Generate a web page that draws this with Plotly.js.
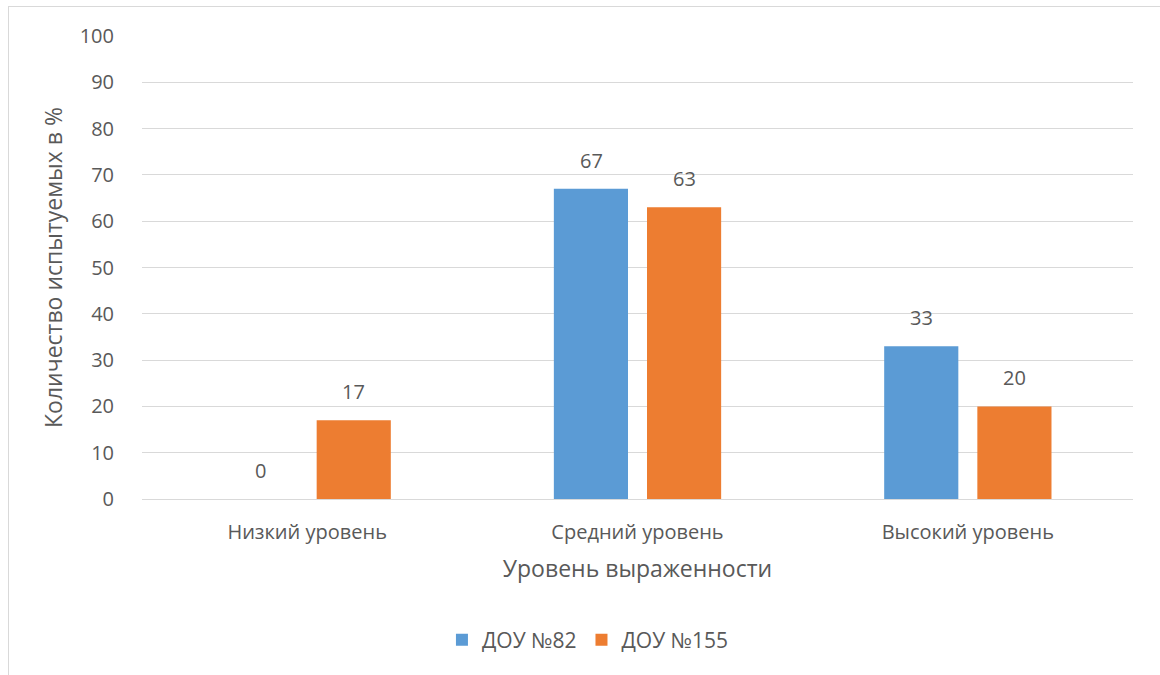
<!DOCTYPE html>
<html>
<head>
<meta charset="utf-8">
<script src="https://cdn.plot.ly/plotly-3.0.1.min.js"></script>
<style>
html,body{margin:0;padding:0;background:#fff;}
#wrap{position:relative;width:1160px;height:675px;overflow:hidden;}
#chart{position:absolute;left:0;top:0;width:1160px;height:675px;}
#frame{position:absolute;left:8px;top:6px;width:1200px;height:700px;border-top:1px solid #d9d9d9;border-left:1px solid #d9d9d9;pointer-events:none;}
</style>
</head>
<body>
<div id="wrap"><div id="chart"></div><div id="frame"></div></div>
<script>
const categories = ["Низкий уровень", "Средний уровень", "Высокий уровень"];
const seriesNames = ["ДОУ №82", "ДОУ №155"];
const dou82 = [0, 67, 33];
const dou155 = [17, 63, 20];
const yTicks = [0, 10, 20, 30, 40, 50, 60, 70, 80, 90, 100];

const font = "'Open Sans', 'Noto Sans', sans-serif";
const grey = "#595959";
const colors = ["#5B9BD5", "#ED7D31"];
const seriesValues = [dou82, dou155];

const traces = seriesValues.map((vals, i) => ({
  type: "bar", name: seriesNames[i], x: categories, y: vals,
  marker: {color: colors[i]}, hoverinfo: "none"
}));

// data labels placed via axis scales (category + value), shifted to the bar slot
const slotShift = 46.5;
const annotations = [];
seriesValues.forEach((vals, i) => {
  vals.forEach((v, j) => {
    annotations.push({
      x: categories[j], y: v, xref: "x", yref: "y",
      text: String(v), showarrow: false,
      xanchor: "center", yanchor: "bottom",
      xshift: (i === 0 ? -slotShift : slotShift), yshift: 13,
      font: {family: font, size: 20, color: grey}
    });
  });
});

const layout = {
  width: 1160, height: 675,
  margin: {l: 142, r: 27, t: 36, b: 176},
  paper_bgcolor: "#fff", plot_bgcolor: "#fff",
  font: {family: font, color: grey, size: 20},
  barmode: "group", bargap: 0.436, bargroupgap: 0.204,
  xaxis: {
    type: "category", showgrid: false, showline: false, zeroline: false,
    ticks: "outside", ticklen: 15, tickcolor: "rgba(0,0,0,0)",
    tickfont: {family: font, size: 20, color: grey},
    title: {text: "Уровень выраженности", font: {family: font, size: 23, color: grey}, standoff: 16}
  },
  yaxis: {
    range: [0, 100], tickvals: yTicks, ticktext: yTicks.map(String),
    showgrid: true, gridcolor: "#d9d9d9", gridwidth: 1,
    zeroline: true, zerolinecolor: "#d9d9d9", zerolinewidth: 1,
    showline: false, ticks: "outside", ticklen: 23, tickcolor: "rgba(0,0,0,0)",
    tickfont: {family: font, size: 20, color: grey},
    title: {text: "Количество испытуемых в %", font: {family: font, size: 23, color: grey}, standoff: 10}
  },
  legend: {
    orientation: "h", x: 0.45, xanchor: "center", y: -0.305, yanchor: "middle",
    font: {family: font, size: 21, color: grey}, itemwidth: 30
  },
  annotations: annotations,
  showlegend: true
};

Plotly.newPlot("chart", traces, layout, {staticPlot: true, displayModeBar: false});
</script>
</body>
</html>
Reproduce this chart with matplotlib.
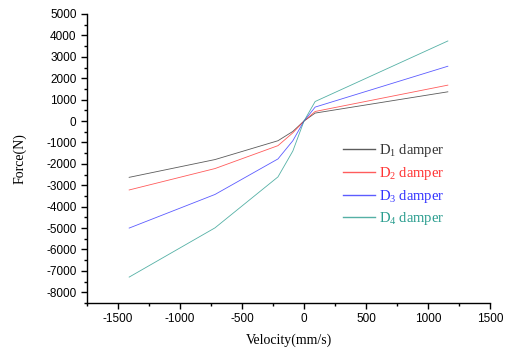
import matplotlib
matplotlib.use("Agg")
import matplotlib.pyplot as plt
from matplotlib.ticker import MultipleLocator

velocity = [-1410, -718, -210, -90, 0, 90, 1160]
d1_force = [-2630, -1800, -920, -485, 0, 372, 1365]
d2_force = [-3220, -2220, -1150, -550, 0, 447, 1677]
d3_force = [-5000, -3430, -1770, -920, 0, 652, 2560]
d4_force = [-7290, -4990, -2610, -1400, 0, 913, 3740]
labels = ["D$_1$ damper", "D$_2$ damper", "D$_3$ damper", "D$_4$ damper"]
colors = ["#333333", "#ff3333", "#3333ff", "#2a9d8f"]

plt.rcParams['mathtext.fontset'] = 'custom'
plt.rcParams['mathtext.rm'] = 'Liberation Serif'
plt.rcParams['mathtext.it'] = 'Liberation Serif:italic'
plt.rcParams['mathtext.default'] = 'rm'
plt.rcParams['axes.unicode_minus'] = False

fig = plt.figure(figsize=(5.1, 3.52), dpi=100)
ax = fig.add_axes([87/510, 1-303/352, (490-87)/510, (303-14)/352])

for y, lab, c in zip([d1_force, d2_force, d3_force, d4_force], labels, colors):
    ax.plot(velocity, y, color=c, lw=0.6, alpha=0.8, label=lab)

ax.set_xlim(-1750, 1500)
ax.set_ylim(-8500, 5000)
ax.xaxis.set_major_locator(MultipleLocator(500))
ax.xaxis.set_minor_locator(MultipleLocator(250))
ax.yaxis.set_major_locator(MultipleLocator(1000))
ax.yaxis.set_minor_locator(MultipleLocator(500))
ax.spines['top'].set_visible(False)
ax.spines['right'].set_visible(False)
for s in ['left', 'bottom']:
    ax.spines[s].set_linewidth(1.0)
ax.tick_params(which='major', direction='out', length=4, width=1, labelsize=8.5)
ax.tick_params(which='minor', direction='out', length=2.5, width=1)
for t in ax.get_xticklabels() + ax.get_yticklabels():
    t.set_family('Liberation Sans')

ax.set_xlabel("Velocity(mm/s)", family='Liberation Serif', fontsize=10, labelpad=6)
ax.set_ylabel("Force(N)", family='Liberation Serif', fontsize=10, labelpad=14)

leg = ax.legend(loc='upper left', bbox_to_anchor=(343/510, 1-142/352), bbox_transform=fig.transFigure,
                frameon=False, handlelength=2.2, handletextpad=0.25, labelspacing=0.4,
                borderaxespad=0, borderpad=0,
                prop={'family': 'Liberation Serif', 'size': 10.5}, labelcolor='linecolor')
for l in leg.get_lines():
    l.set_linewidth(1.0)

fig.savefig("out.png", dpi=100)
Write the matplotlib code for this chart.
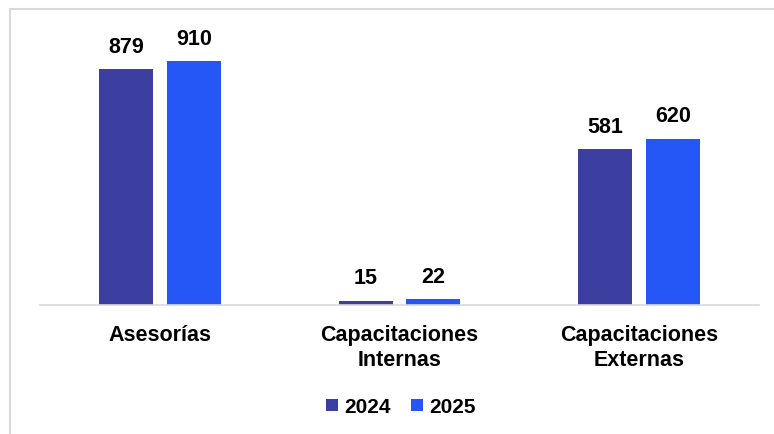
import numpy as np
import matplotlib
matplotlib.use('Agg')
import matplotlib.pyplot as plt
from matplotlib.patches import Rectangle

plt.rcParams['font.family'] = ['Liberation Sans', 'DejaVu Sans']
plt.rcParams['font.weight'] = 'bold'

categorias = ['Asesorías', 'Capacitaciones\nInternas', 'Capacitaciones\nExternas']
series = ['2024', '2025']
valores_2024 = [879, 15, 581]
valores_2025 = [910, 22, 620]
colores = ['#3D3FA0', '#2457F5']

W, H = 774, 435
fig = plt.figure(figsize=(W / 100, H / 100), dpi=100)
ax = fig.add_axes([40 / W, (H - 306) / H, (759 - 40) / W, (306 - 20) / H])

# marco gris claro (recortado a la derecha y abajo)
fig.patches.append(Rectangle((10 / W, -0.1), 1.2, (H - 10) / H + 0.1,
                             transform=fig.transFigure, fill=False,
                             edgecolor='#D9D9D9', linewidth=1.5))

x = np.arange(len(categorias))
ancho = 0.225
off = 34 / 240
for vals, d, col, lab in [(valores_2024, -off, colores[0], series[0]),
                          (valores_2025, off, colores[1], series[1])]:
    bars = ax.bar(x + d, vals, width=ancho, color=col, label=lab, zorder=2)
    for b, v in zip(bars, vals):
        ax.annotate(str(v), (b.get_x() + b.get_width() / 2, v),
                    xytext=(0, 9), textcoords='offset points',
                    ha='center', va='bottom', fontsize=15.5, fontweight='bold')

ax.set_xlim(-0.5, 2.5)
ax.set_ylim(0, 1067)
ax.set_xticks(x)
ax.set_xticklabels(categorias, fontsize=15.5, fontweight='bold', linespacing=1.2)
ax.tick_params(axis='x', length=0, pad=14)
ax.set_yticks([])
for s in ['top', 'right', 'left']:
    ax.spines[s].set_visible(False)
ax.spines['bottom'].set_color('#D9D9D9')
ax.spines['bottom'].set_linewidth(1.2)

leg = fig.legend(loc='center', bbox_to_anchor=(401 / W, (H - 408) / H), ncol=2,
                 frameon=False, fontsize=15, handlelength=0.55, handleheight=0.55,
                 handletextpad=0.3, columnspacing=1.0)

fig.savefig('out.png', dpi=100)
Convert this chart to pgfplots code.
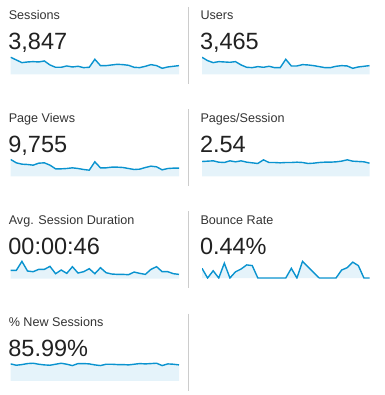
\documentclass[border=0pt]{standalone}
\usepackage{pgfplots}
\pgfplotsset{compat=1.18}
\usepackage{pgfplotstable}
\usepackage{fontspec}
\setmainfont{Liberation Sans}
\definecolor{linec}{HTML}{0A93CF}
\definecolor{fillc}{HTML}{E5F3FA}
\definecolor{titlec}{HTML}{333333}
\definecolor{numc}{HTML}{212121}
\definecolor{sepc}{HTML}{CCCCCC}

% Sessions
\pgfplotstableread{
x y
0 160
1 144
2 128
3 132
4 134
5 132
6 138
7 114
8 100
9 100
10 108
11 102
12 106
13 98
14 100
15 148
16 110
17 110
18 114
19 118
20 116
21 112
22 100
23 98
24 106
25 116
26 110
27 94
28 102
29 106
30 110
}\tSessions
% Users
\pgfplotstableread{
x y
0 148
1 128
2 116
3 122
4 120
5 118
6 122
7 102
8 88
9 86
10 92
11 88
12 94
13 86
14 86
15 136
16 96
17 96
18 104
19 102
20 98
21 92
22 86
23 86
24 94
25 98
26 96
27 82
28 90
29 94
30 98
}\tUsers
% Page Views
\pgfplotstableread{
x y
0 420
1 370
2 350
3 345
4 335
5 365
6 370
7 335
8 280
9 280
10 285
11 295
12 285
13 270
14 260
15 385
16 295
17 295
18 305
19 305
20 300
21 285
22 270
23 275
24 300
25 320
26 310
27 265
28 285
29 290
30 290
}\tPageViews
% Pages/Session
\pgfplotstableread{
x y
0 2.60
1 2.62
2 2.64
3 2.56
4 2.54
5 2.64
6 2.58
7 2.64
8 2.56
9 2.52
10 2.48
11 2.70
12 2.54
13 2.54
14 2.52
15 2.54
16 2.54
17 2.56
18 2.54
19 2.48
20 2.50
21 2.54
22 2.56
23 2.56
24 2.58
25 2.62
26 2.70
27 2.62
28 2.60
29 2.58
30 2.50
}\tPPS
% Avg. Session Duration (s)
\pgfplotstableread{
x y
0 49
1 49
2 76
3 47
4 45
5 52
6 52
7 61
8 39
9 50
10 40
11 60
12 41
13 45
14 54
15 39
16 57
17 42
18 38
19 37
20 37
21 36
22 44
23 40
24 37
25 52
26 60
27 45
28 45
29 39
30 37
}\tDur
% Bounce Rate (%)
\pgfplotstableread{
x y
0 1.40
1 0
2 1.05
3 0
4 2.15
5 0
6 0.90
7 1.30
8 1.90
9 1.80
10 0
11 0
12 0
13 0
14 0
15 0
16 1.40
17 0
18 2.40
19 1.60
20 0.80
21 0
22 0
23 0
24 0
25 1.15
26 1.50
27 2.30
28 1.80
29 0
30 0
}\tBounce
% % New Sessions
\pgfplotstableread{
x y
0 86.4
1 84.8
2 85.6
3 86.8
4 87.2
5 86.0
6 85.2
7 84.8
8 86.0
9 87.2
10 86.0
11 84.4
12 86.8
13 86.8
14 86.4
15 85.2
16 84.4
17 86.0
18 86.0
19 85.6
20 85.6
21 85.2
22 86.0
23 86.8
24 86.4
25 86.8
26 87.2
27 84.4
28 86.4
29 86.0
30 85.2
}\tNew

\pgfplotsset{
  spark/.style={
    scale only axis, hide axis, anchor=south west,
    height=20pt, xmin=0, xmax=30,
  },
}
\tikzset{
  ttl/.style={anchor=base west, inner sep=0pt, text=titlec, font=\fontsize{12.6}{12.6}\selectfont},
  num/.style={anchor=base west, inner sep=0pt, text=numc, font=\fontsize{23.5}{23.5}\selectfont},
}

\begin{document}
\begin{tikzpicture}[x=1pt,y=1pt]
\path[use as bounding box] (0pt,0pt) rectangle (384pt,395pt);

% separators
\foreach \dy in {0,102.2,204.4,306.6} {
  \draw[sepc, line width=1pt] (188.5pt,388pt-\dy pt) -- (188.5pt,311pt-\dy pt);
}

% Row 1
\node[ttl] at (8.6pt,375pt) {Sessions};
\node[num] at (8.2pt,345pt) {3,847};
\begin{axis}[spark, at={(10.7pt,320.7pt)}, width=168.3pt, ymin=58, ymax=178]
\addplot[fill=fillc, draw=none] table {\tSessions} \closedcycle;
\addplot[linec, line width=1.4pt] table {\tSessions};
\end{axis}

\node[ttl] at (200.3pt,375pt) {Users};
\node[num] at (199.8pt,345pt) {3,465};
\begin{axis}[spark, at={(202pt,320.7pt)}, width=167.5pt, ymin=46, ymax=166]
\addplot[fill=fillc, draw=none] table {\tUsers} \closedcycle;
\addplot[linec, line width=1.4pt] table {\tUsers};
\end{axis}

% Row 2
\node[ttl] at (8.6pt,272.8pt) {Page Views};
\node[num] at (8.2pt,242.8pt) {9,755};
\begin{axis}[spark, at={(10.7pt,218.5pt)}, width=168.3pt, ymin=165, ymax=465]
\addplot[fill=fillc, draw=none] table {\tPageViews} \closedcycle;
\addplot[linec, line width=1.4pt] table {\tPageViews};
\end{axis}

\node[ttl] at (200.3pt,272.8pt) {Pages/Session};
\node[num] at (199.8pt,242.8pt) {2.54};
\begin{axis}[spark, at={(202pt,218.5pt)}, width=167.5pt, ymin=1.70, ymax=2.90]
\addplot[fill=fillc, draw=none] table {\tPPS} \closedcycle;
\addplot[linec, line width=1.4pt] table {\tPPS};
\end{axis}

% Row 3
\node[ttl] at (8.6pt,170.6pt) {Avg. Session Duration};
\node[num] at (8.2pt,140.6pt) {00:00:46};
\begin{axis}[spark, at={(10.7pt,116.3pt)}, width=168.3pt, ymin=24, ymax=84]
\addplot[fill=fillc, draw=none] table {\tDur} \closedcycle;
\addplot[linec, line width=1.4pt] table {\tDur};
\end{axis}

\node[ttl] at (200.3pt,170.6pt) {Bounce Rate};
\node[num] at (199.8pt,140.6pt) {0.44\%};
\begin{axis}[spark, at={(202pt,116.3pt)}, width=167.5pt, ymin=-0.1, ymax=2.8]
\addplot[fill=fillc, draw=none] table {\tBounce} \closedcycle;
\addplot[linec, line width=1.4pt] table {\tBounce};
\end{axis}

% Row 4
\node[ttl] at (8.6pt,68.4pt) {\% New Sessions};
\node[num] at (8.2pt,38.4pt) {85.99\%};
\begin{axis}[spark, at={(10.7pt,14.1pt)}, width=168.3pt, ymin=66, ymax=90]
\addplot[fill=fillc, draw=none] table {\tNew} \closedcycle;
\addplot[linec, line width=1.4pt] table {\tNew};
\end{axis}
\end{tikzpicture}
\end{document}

• TASK REQUIREMENTS: Give back exactly the lines from the one containing "Write the matplotlib code for this chart." to the one containing "plt.rcParams['font.weight'] = 'bold'", both included, and no pictures.

• EXERCISE RESULT:
Write the matplotlib code for this chart.
import numpy as np
import matplotlib
matplotlib.use('Agg')
import matplotlib.pyplot as plt
from matplotlib.patches import Rectangle

plt.rcParams['font.family'] = ['Liberation Sans', 'DejaVu Sans']
plt.rcParams['font.weight'] = 'bold'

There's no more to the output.